President Carter said today that Ronald Reagan is not to be trusted with the responsibilities of the presidency and that the Republican nominee's election in November would be "a bad thing for our country."
At the end of a campaign swing in which Carter reached back constantly for statements of the Reagan of the past, while the Reagan of the present was in the same state, the president was asked by a television interviewer to assess the impact should the GOP nominee defeat him.
"I think it would be a bad thing for our country if Gov. Reagan should be elected," he replied. "I think a lot of his advisers are very concerned about what he would say in an open and free exchange of ideas with the American people . . .
"I don't know what he would do in the White House," Carter continued. "But his opposition to the SALT II treaty, his opposition to Medicare . . . his call for the injection of American military forces in place after place after place around the world, when diplomatic means ought to solve those problems, indicate to me that he would not be a good president or a good man to trust with the affairs of this nation in the future."
Carter is in the second day of a supposedly new campaign style in which he has said he will attempt to tone down his anti-Reagan rhetoric and discuss "major issues." But while he delivered it in a softspoken manner, his assessment of a Reagan presidency was perhaps the bluntest that he has delivered during the campaign.
Moreover, the president's litany of Reagan's positions including "his opposition to programs like, the minimum wage and unemployment compensation," was typical of a campaign that in many ways has come down to a dispute between the Reagans of past and present.
While the former California governor has sought to moderate many of his positions, the Carter campaign, armed with a fat book of past Reagan statements gleaned mostly from newspapers, has sought to saddle him with his history as a spokesman for conservative causes.
Today, for example, the president's target was the large number of elderly voters in this state, a bedrock of Carter's southern base where Reagan is now conceded the lead. After beginning the day in the state capital of Tallahassee, he flew to this community of retirees and held a "town meeting" in the grand ballroom of the Princess Martha Hotel.
"A Democratic president said we need Medicare to help the senior citizens of our nation to stay in good health," Carter told his elderly audience. "Republicans opposed it. My opponent, Gov. Ronald Reagan, took a nationwide tour as the leader against Medicare. On four occasions at least, he has advocated that Social Security be made voluntary," a proposal the president later said would bring the retirement system "to its knees."

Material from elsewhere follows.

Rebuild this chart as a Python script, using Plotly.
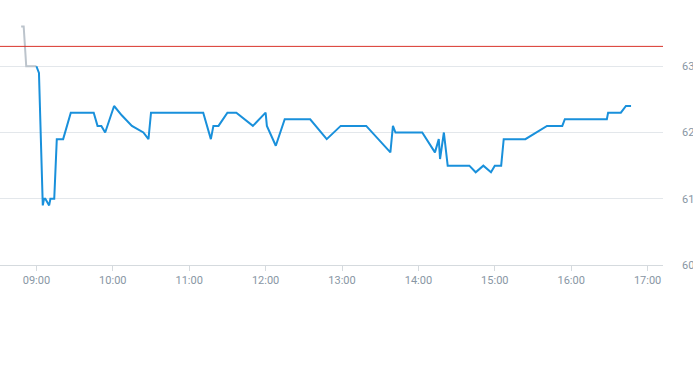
import plotly.graph_objects as go

DAY = "2024-01-02 "

pre_times = ["08:48", "08:50", "08:52", "09:00"]
pre_values = [63.6, 63.6, 63.0, 63.0]

times = ["09:00", "09:02", "09:05", "09:06", "09:07", "09:10", "09:11", "09:14", "09:16",
         "09:21", "09:27", "09:45", "09:48", "09:51", "09:54", "10:01", "10:07", "10:15",
         "10:24", "10:28", "10:30", "11:11", "11:17", "11:19", "11:23", "11:30", "11:37",
         "11:50", "12:00", "12:01", "12:08", "12:15", "12:35", "12:48", "12:59", "13:19",
         "13:38", "13:40", "13:42", "14:03", "14:13", "14:16", "14:17", "14:20", "14:23",
         "14:40", "14:45", "14:51", "14:57", "15:00", "15:05", "15:07", "15:24", "15:41",
         "15:53", "15:55", "16:28", "16:29", "16:39", "16:43", "16:47"]
values = [63.0, 62.9, 60.9, 61.0, 61.0, 60.9, 61.0, 61.0, 61.9,
          61.9, 62.3, 62.3, 62.1, 62.1, 62.0, 62.4, 62.26, 62.1,
          62.0, 61.9, 62.3, 62.3, 61.9, 62.1, 62.1, 62.3, 62.3,
          62.1, 62.3, 62.1, 61.8, 62.2, 62.2, 61.9, 62.1, 62.1,
          61.7, 62.1, 62.0, 62.0, 61.7, 61.9, 61.6, 62.0, 61.5,
          61.5, 61.4, 61.5, 61.4, 61.5, 61.5, 61.9, 61.9, 62.1,
          62.1, 62.2, 62.2, 62.3, 62.3, 62.4, 62.4]

reference_level = 63.3
y_ticks = [60, 61, 62, 63]
x_start, x_end = "08:31:24", "17:12:06"

fig = go.Figure()
fig.add_trace(go.Scatter(x=[DAY + t for t in pre_times], y=pre_values, mode="lines",
                         line=dict(color="#bcc4cc", width=2), hoverinfo="skip"))
fig.add_trace(go.Scatter(x=[DAY + t for t in times], y=values, mode="lines",
                         line=dict(color="#1990db", width=2)))
fig.add_hline(y=reference_level, line=dict(color="#d9342b", width=1))

fig.update_layout(
    width=693, height=365,
    margin=dict(l=0, r=30, t=0, b=100, autoexpand=False),
    paper_bgcolor="white", plot_bgcolor="white",
    showlegend=False,
    font=dict(family="Roboto", size=11, color="#8896a4"),
    xaxis=dict(
        type="date", range=[DAY + x_start, DAY + x_end],
        tickformat="%H:%M", dtick=3600000, tick0=DAY + "09:00",
        showgrid=False, showline=True, linecolor="#d5dade", linewidth=1,
        ticks="outside", ticklen=5, tickcolor="#d5dade",
        tickfont=dict(family="Roboto", size=11, color="#8896a4"),
        zeroline=False,
    ),
    yaxis=dict(
        side="right", range=[60, 64], tickvals=y_ticks,
        ticktext=[str(v) for v in y_ticks],
        showgrid=True, gridcolor="#e3e7eb", gridwidth=1,
        zeroline=False, showline=False, ticks="", ticklabelstandoff=18,
        tickfont=dict(family="Roboto", size=11, color="#8896a4"),
    ),
)

fig.write_html("out.html", config={"displayModeBar": False},
               post_script="document.body.style.margin='0';")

White House officials promptly produced a list of quotes attributed to Reagan, most of them from the 1960s, in which he suggested exploring a voluntary Social Security system and described Medicare as "a foot in the door of a government takeover of all medicine."
Reagan had dropped all references to voluntary Social Security since 1976, and he no longer criticizes Medicare, the minimum wage or unemployment compensation. He has "pledged to strengthen the existing Social Security system.

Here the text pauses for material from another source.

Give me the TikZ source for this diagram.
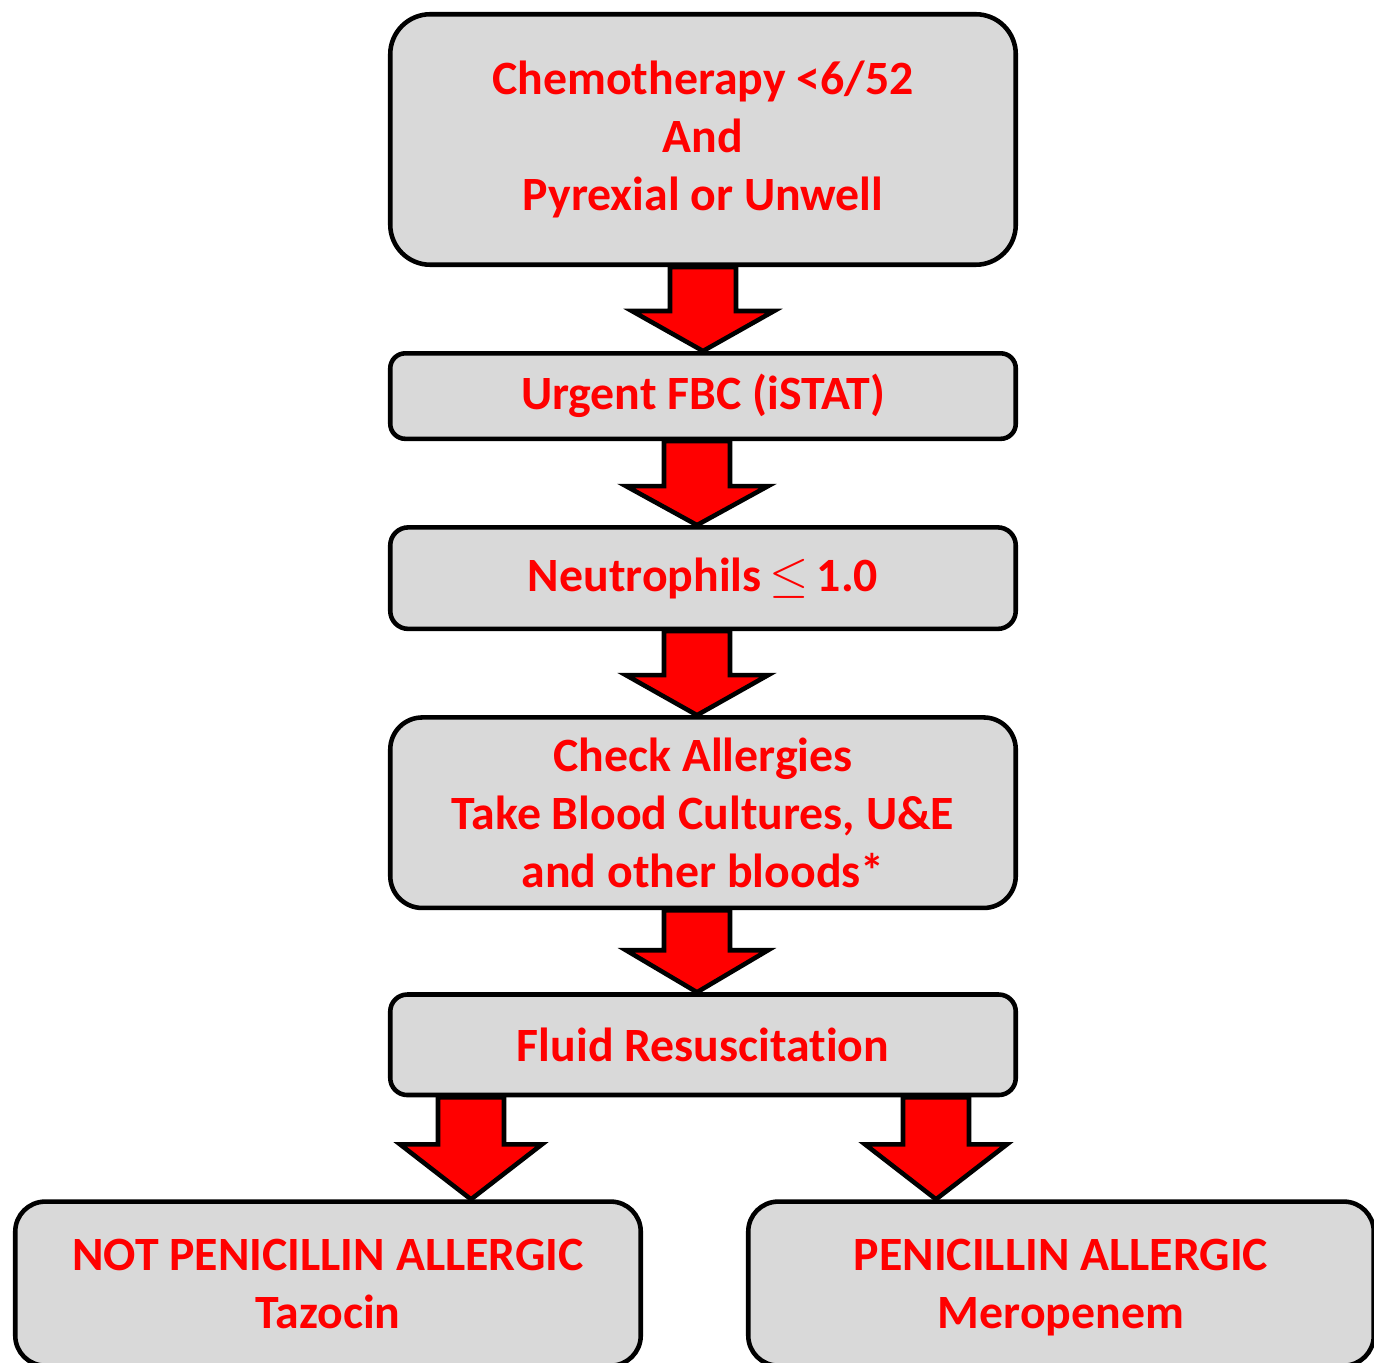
\documentclass[tikz,border=0pt]{standalone}
\usepackage{fontspec}
\setmainfont{Carlito}[Ligatures={NoCommon,NoContextual}]
\usetikzlibrary{positioning,calc}

\definecolor{boxgrey}{HTML}{D9D9D9}
\definecolor{alarmred}{HTML}{FF0000}

\tikzset{
  box/.style={draw=black, line width=1.3pt, fill=boxgrey, text=alarmred, align=center,
    minimum width=6.255cm, font=\bfseries\fontsize{13.6}{16.5}\selectfont},
  blockarrow/.style={draw=black, line width=1.3pt, fill=alarmred}
}

% from, to, shift of the tip, length of the head
\newcommand{\fatarrow}[4]{%
  \draw[blockarrow] let \p1=(#1.south), \p2=([xshift=#3]#2.north) in
    (\x2-0.33cm,\y1) -- (\x2+0.33cm,\y1) -- (\x2+0.33cm,\y2+#4)
    -- (\x2+0.71cm,\y2+#4) -- (\x2,\y2) -- (\x2-0.71cm,\y2+#4)
    -- (\x2-0.33cm,\y2+#4) -- cycle;}

\begin{document}
\begin{tikzpicture}[node distance=0.84cm]
\useasboundingbox (0,0) rectangle (13.74,-13.63);

\node[box, minimum height=2.505cm, rounded corners=0.4cm] (chemo) at (7.03,-1.395)
  {Chemotherapy <6/52\\And\\Pyrexial or Unwell};
\node[box, minimum height=0.855cm, rounded corners=0.15cm] (fbc) [below=of chemo]
  {Urgent FBC (iSTAT)};
\node[box, minimum height=1.015cm, rounded corners=0.18cm] (neut) [below=of fbc]
  {Neutrophils\,$\leq$\,1.0};
\node[box, minimum height=1.905cm, rounded corners=0.32cm] (allergy) [below=of neut]
  {Check Allergies\\Take Blood Cultures, U\&E\\and other bloods*};
\node[box, minimum height=1.005cm, rounded corners=0.17cm] (fluid) [below=0.82cm of allergy]
  {Fluid Resuscitation};
\node[box, minimum height=1.64cm, rounded corners=0.3cm, text depth=0pt] (notpen) [below=1.02cm of fluid, xshift=-3.75cm]
  {NOT PENICILLIN ALLERGIC\\Tazocin};
\node[box, minimum height=1.64cm, rounded corners=0.3cm, text depth=0pt] (pen) [below=1.02cm of fluid, xshift=3.58cm]
  {PENICILLIN ALLERGIC\\Meropenem};

\fatarrow{chemo}{fbc}{0cm}{0.40cm}
\fatarrow{fbc}{neut}{-0.06cm}{0.39cm}
\fatarrow{neut}{allergy}{-0.06cm}{0.40cm}
\fatarrow{allergy}{fluid}{-0.06cm}{0.42cm}
\fatarrow{fluid}{notpen}{1.43cm}{0.55cm}
\fatarrow{fluid}{pen}{-1.25cm}{0.55cm}
\end{tikzpicture}
\end{document}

In the interview with a television station from nearby Tampa, Carter denied the frequent suggestions by Reagan and his advisers that the White House plans some "October surprise" to affect the election.
"There is no way to contrive some sort of false surprise to be sprung on the American people just before the election," he said.

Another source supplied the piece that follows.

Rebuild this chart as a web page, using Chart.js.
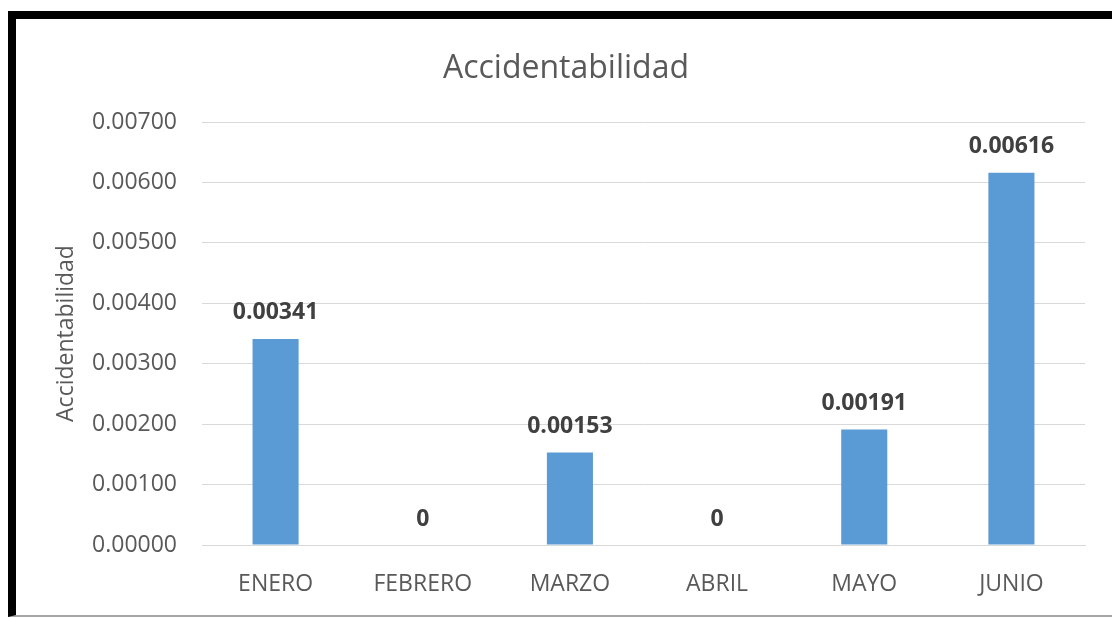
<!DOCTYPE html>
<html>
<head>
<meta charset="utf-8">
<script src="https://cdn.jsdelivr.net/npm/chart.js@4/dist/chart.umd.min.js"></script>
<style>
  html, body { margin: 0; padding: 0; background: #fff; }
  #frame {
    position: absolute; left: 8px; top: 11px; width: 1104px; height: 596px;
    border-left: 8px solid #000; border-top: 8px solid #000;
    border-bottom: 2px solid #a6a6a6; background: #fff;
  }
  #wrap { position: absolute; left: 0; top: 0; width: 1096px; height: 596px; }
</style>
</head>
<body>
<div id="frame"><div id="wrap"><canvas id="chart"></canvas></div></div>
<script>
// Data
const months = ['ENERO', 'FEBRERO', 'MARZO', 'ABRIL', 'MAYO', 'JUNIO'];
const accidentabilidad = [0.00341, 0, 0.00153, 0, 0.00191, 0.00616];
const yMax = 0.007;
const yStep = 0.001;

const FONT = '"Open Sans", "Liberation Sans", sans-serif';
const TEXT = '#595959';

// Bar value labels
const valueLabels = {
  id: 'valueLabels',
  afterDatasetsDraw(chart) {
    const ctx = chart.ctx;
    const meta = chart.getDatasetMeta(0);
    ctx.save();
    ctx.font = 'bold 23px ' + FONT;
    ctx.fillStyle = '#404040';
    ctx.textAlign = 'center';
    ctx.textBaseline = 'middle';
    meta.data.forEach((bar, i) => {
      const v = accidentabilidad[i];
      const txt = v === 0 ? '0' : v.toFixed(5);
      ctx.fillText(txt, bar.x, bar.y - 26);
    });
    ctx.restore();
  }
};

// Chart title drawn at a fixed spot
const chartTitle = {
  id: 'chartTitle',
  afterDraw(chart) {
    const ctx = chart.ctx;
    ctx.save();
    ctx.font = '32px ' + FONT;
    ctx.fillStyle = TEXT;
    ctx.textAlign = 'center';
    ctx.textBaseline = 'middle';
    ctx.fillText('Accidentabilidad', 550, 50);
    ctx.restore();
  }
};

new Chart(document.getElementById('chart'), {
  type: 'bar',
  data: {
    labels: months,
    datasets: [{
      label: 'Accidentabilidad',
      data: accidentabilidad,
      backgroundColor: '#5b9bd5',
      borderWidth: 0,
      categoryPercentage: 1,
      barPercentage: 0.313
    }]
  },
  options: {
    responsive: true,
    maintainAspectRatio: false,
    animation: false,
    layout: { padding: { top: 103, right: 27, bottom: 0, left: 0 } },
    plugins: {
      legend: { display: false },
      title: { display: false },
      tooltip: { enabled: false }
    },
    scales: {
      x: {
        grid: { display: false, drawTicks: false },
        border: { display: true, color: '#d9d9d9', width: 1 },
        ticks: { color: TEXT, font: { family: FONT, size: 23 }, padding: 26 },
        afterFit(scale) { scale.height = 70; }
      },
      y: {
        min: 0,
        max: yMax,
        ticks: {
          stepSize: yStep,
          color: TEXT,
          font: { family: FONT, size: 23 },
          padding: 25,
          callback: v => v.toFixed(5)
        },
        grid: { color: '#d9d9d9', drawTicks: false },
        border: { display: false },
        title: {
          display: true,
          text: 'Accidentabilidad',
          color: TEXT,
          font: { family: FONT, size: 23 },
          padding: { top: 37, bottom: 0 }
        },
        afterFit(scale) { scale.width = 186; }
      }
    }
  },
  plugins: [valueLabels, chartTitle]
});
</script>
</body>
</html>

He also said it is his "present plan" to retain both Secretary of State Edmund S. Muskie and national security adviser Zbigniew Brzezinski if he is reelected.
In Tallahassee earlier today, the president signed legislation providing $100 million in relief to state and local governments, the bulk of it earmarked for Florida, for the cost of assimilating refugees from Cuba and elsewhere. In another interview he branded as "ridiculous" Reagan's critcism of administration refugee policy.